Science

It's High Time the U.S. Cloned Canada's Medical Pot Model

The great green north's streamlined pot prescription process is #weedgoals.

America’s presidential candidates have been conspicuously cagey about the status of federal medical marijuana legalization during this campaign season, suggesting that state officials are in for at least another four years of slapdash lawmaking and enforcing. In Canada, however, getting medical marijuana is a federally regulated, streamlined process akin to getting a library card or ordering an Uber. Attempting to do the same stateside can be a pain in the ass, especially if you’re in one of the the 25 states where medical pot isn’t legal.

But things might be looking up as restrictions on pot research loosen and legalization enjoys growing acceptance. In a future where the United States legalizes medical marijuana, the precedent Canada has set will guide lawmakers on what — and what not — to do. Here are the most salient lessons from the great green north.

Get National Healthcare

Medical marijuana has been legal in Canada since 2001, a year after it was decided that the historical prohibition on the drug conflicted with the nation’s Charter of Rights and Freedoms. Since then, physicians have been free to prescribe marijuana (or not) to patients, though sourcing it hasn’t always been so straightforward. The country’s centralized healthcare system, Health Canada, was originally responsible for producing and providing dried-up marijuana, but patients were briefly given the freedom to grow their own weed. When this proved too complicated to regulate in 2014, weed dispensation duties were handed off to eleven federally recognized weed distributors, which collectively control all of the medical marijuana in the country today.

Justin Trudeau's government has proposed federal legalization of medical and recreational marijuana, which may be implemented as early as April 2017.

Getty Images / Drew Angerer

Get Experts To Make Decisions

Acquiring a medical marijuana prescription is not too different from getting one for painkillers or anti-anxiety medication. That is to say, getting one largely depends on the views of your family doctor.

The official guidance of the College of Family Physicians of Canada recommends that doctors only prescribe medical pot to patients dealing with certain types of chronic pain — like cancer or diseases of the nerves — or as a medical aid, like improving appetite and deal with anorexia and nausea. Regardless of the ways pot is used casually, it isn’t recommended to treat anxiety or insomnia, and it’s not supposed to be prescribed to patients under 25. Still, the final decision is ultimately left to the physician.

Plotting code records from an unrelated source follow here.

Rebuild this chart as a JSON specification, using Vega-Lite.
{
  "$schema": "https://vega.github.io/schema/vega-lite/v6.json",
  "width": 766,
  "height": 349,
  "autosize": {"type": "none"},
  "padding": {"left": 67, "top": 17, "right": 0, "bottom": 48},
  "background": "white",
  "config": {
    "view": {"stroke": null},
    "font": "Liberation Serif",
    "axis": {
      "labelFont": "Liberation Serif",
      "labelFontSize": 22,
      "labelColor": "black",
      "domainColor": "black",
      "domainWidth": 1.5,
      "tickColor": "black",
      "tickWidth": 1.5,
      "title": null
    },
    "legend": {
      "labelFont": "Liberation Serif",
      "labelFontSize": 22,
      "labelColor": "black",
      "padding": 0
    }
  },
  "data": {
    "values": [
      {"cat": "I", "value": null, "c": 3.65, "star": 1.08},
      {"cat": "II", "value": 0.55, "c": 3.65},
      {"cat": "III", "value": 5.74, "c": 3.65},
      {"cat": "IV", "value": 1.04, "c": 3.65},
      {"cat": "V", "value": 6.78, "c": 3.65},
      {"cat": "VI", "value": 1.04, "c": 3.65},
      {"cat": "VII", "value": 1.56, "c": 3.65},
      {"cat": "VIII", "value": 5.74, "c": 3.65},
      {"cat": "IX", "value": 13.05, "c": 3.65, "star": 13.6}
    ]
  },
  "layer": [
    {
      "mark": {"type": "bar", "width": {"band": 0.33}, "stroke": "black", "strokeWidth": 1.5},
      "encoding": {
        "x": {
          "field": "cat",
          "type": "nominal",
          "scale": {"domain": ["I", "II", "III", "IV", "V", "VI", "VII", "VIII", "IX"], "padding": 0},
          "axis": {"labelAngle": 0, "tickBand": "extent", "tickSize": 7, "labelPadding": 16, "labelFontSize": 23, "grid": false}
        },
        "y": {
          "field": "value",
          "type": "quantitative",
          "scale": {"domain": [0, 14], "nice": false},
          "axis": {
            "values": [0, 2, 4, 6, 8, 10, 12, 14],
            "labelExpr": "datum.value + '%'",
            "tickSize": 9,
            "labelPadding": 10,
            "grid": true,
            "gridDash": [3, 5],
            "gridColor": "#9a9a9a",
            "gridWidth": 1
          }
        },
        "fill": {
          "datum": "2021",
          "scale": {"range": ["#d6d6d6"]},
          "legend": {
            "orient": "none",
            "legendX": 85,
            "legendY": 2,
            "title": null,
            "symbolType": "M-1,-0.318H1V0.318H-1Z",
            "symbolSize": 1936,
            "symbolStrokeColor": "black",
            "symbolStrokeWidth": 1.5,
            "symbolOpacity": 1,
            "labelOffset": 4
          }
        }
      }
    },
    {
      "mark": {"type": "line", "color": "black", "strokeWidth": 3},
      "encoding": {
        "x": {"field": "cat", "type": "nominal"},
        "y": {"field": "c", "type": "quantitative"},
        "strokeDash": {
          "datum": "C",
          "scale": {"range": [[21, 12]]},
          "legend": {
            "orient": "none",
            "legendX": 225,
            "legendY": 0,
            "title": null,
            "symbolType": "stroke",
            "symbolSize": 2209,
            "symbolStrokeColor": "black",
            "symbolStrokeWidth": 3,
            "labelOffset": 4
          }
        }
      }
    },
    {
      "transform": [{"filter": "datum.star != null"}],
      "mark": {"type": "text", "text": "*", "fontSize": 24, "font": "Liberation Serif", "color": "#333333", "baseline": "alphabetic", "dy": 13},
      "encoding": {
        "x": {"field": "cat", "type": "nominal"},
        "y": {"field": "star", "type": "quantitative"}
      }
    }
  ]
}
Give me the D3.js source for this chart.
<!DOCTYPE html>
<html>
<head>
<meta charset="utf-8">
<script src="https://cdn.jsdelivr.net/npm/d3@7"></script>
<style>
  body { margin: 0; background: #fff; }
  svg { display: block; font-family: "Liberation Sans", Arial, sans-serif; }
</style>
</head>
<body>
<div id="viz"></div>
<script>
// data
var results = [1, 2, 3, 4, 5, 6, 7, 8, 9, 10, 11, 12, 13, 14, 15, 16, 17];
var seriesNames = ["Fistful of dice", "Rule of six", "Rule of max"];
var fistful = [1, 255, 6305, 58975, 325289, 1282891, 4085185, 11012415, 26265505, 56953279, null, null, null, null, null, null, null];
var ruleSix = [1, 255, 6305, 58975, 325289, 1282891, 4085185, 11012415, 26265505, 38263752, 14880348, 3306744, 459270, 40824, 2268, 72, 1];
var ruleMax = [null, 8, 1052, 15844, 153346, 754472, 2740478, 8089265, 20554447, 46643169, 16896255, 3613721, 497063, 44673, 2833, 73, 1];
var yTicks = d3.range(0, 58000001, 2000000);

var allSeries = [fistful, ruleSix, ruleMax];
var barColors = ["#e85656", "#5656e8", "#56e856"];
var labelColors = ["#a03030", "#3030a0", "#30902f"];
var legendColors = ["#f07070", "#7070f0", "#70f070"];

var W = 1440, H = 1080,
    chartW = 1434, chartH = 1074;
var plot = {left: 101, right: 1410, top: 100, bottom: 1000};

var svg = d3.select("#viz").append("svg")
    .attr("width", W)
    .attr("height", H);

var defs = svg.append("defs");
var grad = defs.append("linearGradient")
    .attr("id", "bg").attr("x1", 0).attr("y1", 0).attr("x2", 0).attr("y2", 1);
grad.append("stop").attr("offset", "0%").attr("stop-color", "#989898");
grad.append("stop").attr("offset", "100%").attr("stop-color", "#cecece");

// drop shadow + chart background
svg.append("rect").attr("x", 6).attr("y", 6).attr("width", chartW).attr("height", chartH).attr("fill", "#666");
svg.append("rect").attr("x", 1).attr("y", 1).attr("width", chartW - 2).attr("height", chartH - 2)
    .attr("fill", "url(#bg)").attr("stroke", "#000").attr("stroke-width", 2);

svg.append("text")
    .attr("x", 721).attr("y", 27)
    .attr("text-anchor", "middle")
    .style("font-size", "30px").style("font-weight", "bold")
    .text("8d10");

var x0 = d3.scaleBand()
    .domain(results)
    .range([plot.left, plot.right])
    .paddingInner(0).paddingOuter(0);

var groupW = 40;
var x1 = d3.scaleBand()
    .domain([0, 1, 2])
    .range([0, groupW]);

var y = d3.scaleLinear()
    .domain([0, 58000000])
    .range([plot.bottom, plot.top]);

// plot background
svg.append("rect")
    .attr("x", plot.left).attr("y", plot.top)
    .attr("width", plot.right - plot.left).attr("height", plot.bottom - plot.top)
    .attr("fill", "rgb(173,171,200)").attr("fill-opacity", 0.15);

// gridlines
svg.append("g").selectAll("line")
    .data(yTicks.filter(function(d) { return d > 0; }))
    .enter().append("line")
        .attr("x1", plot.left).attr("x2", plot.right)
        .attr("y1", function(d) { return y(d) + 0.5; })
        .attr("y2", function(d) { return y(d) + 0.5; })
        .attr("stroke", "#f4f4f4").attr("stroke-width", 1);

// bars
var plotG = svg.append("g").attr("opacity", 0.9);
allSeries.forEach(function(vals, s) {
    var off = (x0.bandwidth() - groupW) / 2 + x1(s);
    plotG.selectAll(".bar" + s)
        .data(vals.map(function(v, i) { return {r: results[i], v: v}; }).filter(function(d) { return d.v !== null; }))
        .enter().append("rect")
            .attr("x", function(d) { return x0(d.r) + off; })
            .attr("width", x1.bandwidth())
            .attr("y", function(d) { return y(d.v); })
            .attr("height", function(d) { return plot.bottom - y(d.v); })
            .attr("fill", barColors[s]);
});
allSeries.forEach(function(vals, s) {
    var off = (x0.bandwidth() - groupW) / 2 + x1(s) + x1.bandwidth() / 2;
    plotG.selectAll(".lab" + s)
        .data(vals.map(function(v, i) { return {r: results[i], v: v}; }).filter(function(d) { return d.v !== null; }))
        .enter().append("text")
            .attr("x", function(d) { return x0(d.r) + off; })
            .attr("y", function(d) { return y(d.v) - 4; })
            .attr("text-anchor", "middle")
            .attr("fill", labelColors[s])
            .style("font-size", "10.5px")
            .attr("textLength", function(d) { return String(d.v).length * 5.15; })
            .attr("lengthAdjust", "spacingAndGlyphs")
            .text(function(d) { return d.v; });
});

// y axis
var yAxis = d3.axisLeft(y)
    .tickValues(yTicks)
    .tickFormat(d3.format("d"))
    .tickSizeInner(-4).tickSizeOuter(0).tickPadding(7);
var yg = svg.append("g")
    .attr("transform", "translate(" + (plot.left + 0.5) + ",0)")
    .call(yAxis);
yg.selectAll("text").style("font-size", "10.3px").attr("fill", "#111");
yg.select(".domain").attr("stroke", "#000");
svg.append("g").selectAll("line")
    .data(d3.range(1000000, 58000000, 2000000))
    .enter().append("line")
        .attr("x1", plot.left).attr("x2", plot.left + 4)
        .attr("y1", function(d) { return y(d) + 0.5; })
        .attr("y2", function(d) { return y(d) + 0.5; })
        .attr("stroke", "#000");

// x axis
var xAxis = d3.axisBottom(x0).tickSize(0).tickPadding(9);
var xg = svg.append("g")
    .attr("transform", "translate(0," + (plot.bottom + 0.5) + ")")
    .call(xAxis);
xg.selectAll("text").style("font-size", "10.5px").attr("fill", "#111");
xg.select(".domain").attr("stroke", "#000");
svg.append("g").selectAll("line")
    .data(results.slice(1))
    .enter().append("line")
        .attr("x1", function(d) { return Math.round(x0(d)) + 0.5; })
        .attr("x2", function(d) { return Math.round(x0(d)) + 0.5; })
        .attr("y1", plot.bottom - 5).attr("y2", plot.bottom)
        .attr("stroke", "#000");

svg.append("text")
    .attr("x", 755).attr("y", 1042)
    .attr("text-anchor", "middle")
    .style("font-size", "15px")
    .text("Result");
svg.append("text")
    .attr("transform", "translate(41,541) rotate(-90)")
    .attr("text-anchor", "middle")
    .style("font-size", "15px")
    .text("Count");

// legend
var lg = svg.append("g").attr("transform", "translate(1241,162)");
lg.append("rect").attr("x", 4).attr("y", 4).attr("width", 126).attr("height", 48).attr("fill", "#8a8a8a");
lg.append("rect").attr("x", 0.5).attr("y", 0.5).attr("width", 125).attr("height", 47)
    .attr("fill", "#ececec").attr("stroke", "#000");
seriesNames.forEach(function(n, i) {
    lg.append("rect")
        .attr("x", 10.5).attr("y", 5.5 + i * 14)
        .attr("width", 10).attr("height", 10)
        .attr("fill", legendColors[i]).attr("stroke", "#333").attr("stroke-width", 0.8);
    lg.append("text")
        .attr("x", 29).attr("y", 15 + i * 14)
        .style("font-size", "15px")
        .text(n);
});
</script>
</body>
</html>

Canadian physicians may prescribe pot to treat neuropathic pain, anorexia, and nausea, together with these diseases.

Get Cannabis Clinics

Doctors aren’t required, by law, to write you a prescription if they don’t believe medical marijuana will help you — and despite Canada’s weed-happy reputation, there are plenty of physicians who believe more conventional treatments will suffice — but they are obliged to direct patients to another physician who might. They are most likely to direct patients toward a walk-in cannabis clinic, like those operated by Canadian Cannabis Clinics, which, ideally, will have a physician on staff to assess patients; however, because much of the medical community is still getting used to the idea of weed as medicine, cannabis clinics have been experiencing difficulties finding doctors to join their teams.

Get Online

Cannabis clinics in rural areas or regions where pro-marijuana physicians are scarce are often equipped with a “Doc in a Box” — the medical community’s term of endearment for video-conferencing doctors, who meet with patients over a video call to assess their symptoms and listen to their vital signs via internet-equipped stethoscopes, operated by an on-site nurse.

Get Centralized

Whether you get your prescription from your physician or from a doctor at a cannabis clinic, it will ultimately be filled by one of Canada’s eleven federally approved producers. Companies like Bedrocan, Tweed, and Aphria are equipped to receive electronic prescriptions, process them, and send carefully measured doses by mail to patients. (They even do refills!)

Get Legal

Canada’s medical marijuana prescription process still has minor kinks to iron out, but it’s very likely those will be moot come April 2017. The federal legalization of all weed has been rumored since Justin Trudeau’s government announced in April that it would roll out a new marijuana policy, and its implementation would result in pot being treated essentially like alcohol: licensed by the federal government but supplied by private producers and available to all citizens over legal marijuana age.